Problem description:
Examine the entries below, count the lines holding the string "this", and respond with the number only.

◆ ◆ ◆ ◆ ◆

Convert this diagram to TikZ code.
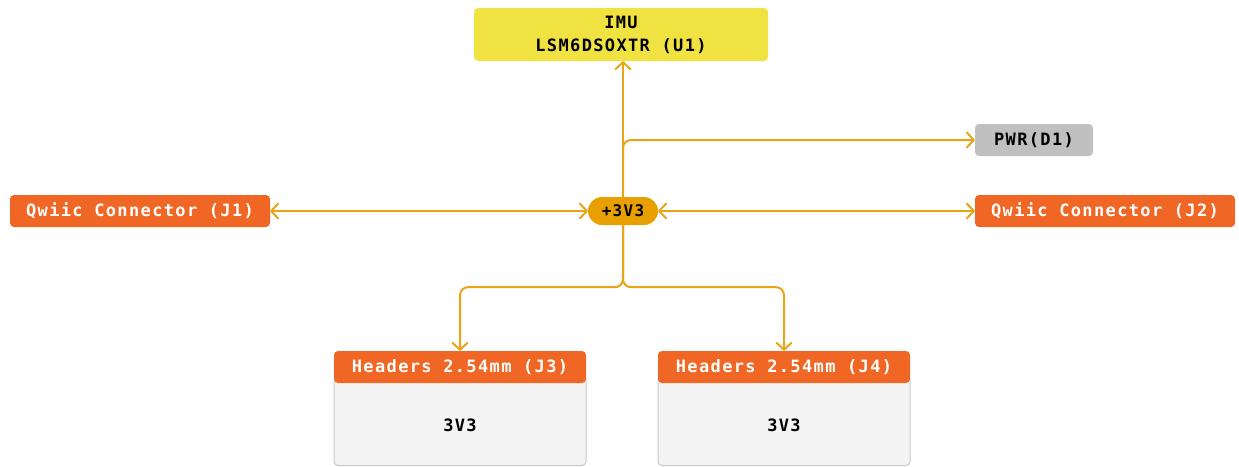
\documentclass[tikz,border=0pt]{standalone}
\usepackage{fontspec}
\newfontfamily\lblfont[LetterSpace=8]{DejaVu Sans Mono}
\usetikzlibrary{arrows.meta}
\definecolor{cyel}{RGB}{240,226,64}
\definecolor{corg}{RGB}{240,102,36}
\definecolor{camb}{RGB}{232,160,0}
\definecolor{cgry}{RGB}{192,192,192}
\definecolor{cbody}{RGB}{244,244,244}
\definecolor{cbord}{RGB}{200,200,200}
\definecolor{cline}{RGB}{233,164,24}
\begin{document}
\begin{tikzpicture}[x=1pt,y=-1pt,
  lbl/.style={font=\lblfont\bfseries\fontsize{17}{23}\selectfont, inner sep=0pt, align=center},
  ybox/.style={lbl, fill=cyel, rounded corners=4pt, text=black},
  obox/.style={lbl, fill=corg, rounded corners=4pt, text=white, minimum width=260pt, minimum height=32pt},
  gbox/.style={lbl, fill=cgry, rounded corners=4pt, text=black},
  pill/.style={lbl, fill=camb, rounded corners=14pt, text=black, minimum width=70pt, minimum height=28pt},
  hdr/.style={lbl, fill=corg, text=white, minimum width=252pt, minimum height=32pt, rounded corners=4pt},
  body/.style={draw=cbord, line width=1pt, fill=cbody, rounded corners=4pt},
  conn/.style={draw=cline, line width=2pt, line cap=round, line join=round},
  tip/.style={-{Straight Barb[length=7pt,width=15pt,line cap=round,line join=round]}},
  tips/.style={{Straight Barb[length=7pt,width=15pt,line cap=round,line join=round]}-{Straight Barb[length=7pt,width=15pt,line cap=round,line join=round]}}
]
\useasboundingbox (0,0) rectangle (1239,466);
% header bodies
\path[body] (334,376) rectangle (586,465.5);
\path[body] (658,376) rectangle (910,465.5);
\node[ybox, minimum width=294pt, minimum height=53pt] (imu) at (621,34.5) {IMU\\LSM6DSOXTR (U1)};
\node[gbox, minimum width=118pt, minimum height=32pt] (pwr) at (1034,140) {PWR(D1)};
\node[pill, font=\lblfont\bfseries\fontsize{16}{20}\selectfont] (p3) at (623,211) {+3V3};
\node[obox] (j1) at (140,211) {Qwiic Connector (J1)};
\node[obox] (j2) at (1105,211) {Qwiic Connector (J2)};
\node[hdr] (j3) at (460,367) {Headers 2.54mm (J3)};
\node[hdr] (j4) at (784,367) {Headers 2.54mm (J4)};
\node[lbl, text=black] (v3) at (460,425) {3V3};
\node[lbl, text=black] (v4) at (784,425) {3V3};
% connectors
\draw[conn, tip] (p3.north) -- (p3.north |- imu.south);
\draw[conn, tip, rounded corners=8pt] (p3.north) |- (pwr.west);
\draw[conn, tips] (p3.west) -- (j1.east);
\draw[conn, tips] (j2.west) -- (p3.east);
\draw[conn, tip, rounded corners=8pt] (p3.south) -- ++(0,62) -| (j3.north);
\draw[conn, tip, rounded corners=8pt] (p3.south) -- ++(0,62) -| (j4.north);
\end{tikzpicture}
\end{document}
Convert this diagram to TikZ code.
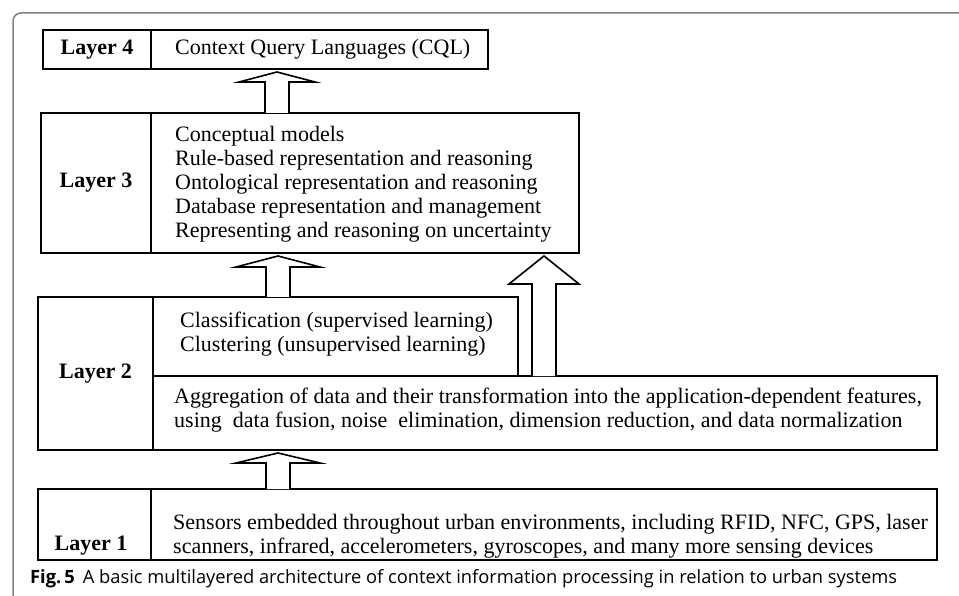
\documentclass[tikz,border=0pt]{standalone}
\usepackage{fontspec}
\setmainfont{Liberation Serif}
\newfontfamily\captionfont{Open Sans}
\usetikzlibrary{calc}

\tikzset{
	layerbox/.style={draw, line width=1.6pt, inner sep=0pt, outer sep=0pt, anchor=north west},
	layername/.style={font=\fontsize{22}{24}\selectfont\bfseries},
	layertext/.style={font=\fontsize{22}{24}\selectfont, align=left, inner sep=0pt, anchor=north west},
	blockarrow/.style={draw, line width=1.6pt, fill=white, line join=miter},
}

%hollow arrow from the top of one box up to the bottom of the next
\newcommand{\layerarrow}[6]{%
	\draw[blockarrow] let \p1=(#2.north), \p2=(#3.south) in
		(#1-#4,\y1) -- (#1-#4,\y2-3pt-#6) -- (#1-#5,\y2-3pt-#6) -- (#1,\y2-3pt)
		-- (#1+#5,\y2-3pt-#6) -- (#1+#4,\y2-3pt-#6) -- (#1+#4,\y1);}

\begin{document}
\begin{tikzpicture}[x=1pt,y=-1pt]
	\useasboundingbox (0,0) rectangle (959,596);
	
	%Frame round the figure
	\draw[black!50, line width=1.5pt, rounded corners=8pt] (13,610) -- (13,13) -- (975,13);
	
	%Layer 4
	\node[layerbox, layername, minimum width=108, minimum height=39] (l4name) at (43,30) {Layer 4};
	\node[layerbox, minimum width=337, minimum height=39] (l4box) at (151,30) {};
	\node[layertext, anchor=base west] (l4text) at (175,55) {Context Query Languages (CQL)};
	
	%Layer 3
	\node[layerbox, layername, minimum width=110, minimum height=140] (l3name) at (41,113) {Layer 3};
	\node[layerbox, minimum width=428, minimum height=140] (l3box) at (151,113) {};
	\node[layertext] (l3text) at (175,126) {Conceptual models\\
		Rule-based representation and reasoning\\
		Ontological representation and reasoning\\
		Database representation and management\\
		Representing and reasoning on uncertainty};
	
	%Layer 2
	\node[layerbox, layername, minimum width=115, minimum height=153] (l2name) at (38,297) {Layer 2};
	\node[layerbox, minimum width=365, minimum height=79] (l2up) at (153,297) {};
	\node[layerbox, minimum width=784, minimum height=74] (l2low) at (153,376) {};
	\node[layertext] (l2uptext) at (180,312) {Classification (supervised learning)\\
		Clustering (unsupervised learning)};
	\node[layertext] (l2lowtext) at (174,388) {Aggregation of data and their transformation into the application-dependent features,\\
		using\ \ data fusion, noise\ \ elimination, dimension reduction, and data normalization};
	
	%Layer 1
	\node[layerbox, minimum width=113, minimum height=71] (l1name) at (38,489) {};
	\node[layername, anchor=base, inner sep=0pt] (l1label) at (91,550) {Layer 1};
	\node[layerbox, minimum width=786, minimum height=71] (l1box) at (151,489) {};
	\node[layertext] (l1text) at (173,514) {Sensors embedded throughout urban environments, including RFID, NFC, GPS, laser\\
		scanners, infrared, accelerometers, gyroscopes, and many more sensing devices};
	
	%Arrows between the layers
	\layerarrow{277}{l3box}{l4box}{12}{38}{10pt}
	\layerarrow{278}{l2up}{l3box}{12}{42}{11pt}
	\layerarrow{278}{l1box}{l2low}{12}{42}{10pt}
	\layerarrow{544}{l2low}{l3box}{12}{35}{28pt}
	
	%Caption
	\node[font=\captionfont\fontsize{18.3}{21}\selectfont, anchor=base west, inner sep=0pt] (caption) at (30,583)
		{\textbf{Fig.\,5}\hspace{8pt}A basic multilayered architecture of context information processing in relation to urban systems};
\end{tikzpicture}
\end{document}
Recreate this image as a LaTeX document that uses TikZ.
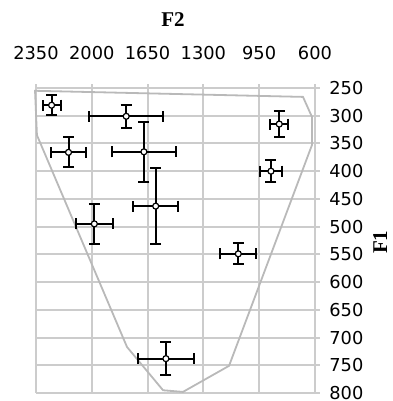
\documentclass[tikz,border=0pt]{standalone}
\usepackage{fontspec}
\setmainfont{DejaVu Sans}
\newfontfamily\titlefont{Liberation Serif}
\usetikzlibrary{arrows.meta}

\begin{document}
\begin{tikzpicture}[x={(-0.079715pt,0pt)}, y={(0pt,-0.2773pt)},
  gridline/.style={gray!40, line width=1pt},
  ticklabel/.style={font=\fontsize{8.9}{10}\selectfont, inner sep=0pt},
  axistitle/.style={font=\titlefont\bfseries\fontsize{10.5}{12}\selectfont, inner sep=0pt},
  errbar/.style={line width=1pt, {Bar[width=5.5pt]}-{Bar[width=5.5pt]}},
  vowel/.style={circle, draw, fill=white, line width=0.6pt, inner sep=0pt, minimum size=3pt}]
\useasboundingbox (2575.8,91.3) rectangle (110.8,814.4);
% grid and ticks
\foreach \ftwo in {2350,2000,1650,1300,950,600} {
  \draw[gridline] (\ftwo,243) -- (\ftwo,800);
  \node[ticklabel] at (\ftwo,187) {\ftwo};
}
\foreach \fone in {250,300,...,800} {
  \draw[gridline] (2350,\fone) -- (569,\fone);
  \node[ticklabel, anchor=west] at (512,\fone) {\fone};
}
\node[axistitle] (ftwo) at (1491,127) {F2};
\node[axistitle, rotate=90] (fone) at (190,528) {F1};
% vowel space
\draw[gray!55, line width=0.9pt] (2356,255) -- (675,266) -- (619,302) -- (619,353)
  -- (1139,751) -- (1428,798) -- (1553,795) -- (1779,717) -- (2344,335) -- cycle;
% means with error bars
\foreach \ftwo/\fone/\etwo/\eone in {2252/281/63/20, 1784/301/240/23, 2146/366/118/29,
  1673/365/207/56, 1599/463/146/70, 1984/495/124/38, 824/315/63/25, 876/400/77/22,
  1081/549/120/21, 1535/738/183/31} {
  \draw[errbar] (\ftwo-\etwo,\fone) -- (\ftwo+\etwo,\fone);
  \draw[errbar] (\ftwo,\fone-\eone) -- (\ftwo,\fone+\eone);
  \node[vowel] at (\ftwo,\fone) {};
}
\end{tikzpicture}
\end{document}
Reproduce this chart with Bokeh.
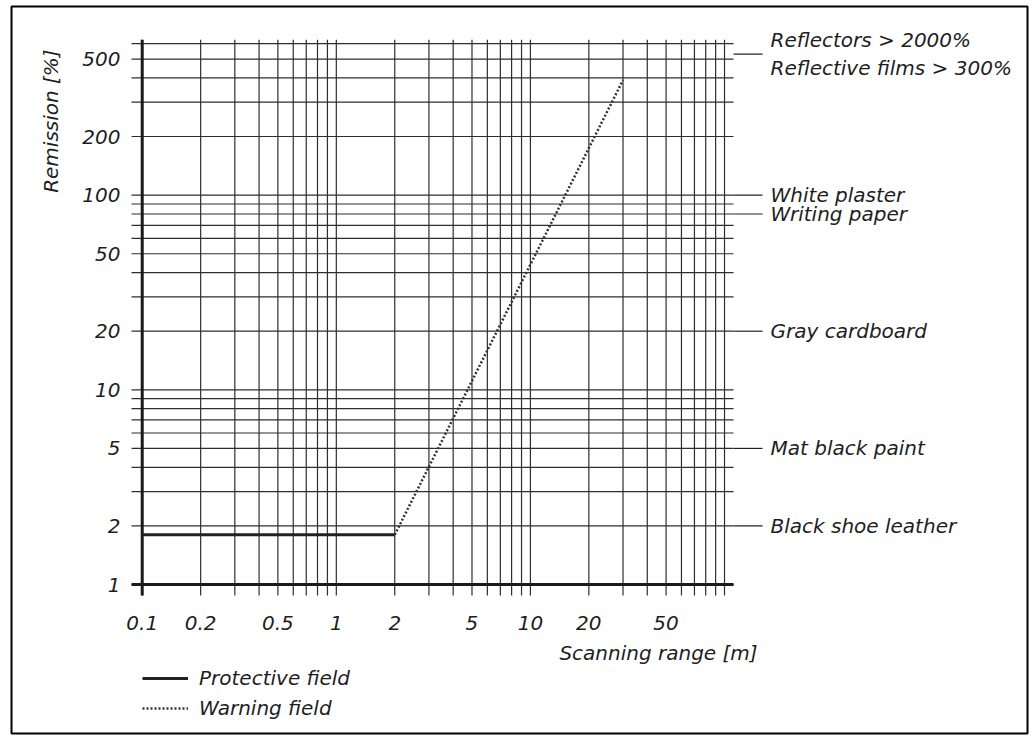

◆ ◆ ◆ ◆ ◆

Final result:
4